Ora nada há que acrescentar ao que se escreveu nos
acórdãos citados que acolhem uma orientação jurisprudencial que vem sendo
firmemente mantida por este Tribunal Constitucional pelo que continua a
entender-se que a norma em apreço e na dimensão assinalada é inconstitucional.

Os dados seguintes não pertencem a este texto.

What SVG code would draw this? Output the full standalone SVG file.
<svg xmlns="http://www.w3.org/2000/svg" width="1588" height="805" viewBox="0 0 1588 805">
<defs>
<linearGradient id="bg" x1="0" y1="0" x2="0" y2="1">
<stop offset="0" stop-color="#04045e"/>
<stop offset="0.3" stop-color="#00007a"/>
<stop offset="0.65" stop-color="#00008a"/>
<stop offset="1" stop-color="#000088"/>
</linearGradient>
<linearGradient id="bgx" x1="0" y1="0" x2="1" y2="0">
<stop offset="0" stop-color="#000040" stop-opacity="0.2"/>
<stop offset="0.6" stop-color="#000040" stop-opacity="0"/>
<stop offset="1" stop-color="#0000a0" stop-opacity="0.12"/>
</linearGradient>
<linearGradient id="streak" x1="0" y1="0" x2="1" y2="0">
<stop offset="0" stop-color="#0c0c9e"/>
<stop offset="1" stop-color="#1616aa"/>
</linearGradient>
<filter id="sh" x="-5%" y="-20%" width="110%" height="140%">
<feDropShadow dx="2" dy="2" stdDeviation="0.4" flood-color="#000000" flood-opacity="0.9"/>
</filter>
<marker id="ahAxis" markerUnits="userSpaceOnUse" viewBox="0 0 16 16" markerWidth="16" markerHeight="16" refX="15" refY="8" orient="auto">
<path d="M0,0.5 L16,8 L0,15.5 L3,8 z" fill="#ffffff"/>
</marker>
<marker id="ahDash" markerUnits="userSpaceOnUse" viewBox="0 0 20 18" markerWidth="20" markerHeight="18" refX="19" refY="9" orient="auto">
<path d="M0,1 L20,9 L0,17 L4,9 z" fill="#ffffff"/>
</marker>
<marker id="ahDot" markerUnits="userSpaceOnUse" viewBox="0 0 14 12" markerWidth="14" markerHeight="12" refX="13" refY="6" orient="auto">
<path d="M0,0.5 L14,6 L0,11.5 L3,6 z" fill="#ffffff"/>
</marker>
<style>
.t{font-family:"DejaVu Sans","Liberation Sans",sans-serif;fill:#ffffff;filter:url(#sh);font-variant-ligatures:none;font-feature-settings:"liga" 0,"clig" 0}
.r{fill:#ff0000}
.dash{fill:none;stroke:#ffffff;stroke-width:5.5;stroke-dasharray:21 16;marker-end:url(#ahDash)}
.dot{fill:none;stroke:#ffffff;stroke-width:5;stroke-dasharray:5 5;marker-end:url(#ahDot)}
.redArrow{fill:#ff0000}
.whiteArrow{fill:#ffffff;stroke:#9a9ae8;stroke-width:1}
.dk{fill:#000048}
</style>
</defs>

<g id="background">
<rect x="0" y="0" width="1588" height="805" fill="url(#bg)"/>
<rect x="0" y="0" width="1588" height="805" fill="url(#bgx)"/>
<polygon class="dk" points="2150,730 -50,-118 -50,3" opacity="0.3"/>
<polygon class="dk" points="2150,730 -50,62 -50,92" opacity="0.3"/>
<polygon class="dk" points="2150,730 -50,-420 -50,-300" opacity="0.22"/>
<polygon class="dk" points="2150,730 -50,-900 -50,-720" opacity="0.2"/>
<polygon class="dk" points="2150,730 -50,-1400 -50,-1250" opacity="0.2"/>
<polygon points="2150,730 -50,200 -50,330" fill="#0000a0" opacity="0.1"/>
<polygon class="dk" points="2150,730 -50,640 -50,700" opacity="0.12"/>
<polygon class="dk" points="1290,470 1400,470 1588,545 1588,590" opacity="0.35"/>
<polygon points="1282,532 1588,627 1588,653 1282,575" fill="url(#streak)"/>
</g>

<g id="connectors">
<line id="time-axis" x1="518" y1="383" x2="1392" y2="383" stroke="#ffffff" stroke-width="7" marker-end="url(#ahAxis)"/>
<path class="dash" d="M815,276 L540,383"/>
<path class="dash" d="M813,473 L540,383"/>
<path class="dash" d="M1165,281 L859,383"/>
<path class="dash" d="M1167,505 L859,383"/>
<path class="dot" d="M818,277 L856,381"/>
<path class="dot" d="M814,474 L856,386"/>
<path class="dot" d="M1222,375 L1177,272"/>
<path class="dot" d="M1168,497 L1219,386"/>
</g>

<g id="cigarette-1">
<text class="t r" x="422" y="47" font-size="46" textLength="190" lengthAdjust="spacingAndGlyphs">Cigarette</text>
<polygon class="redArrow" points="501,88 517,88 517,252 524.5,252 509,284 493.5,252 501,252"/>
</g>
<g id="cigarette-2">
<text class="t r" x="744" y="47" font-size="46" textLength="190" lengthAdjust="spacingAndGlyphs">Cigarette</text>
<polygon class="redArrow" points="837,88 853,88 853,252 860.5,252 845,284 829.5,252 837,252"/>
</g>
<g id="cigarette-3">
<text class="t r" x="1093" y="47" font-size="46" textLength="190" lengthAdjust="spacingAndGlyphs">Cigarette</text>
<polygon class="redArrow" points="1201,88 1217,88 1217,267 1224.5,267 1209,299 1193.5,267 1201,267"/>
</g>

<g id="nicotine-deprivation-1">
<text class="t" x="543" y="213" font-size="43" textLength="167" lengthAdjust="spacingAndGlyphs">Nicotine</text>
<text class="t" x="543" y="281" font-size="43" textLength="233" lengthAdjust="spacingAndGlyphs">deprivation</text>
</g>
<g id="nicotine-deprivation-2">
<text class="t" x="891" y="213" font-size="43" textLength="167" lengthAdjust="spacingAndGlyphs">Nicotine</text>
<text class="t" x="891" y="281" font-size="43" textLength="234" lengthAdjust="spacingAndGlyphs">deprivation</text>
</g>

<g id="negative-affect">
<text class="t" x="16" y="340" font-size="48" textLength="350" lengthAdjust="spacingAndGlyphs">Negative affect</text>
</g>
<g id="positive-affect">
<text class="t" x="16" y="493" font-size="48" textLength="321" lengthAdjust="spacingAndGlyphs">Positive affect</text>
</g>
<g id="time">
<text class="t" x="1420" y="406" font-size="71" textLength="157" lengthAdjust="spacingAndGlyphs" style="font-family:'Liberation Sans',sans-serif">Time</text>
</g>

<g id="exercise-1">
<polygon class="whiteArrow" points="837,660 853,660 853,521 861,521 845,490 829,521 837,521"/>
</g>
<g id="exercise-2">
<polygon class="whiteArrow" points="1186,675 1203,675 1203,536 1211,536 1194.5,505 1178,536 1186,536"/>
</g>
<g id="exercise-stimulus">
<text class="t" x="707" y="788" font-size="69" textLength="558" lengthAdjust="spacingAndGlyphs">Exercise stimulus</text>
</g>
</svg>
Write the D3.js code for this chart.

6. Termos em que DECIDINDO declara-se a
inconstitucionalidade com força obrigatória geral - por violação da garantia do
direito do credor à satisfação do seu crédito (que se extrai do nº1 do artigo
62º da Constituição) conjugada com o princípio da proporcionalidade (que se
extrai entre outros do artigo 18º da Constituição) - da norma constante da
primeira parte do nº 1 do artigo 300º do Código de Processo Tributário na parte
em que estabelece o regime de impenhorabilidade total dos bens anteriormente
penhorados pelas repartições de finanças em execuções fiscais.
Lisboa 6 de Julho de 1995
Guilherme da Fonseca
Bravo Serra
Armindo Ribeiro Mendes
Fernando Alves Correia
Antero Alves Monteiro Dinis
Messias Bento
Maria Fernanda Palma
José Sousa e Brito
Luís Nunes de Almeida
Vítor Nunes de Almeida
Maria da Assunção Esteves (vencida nos termos do
Acórdão nº 516/94)
Alberto Tavares da Costa (vencido nos termos da declaração
aposta ao Acórdão nº 516/94)
José Manuel Cardoso da Costa (Tal como referi em
declaração junta ao Acórdão nº 494/94 não contesto que o princípio da
proporcionalidade represente um limite constitucional à 'liberdade de
conformação' do legislador mesmo fora do 'núcleo duro' dos direitos
fundamentais; e também não excluo que haverá algum 'excesso' na solução
legislativa em apreço. Porque ainda não me convenci todavia de que este aparente
'excesso' haja de fundamentar uma censura constitucional continuei a propender
para decisão diversa do acolhido pelo Tribunal).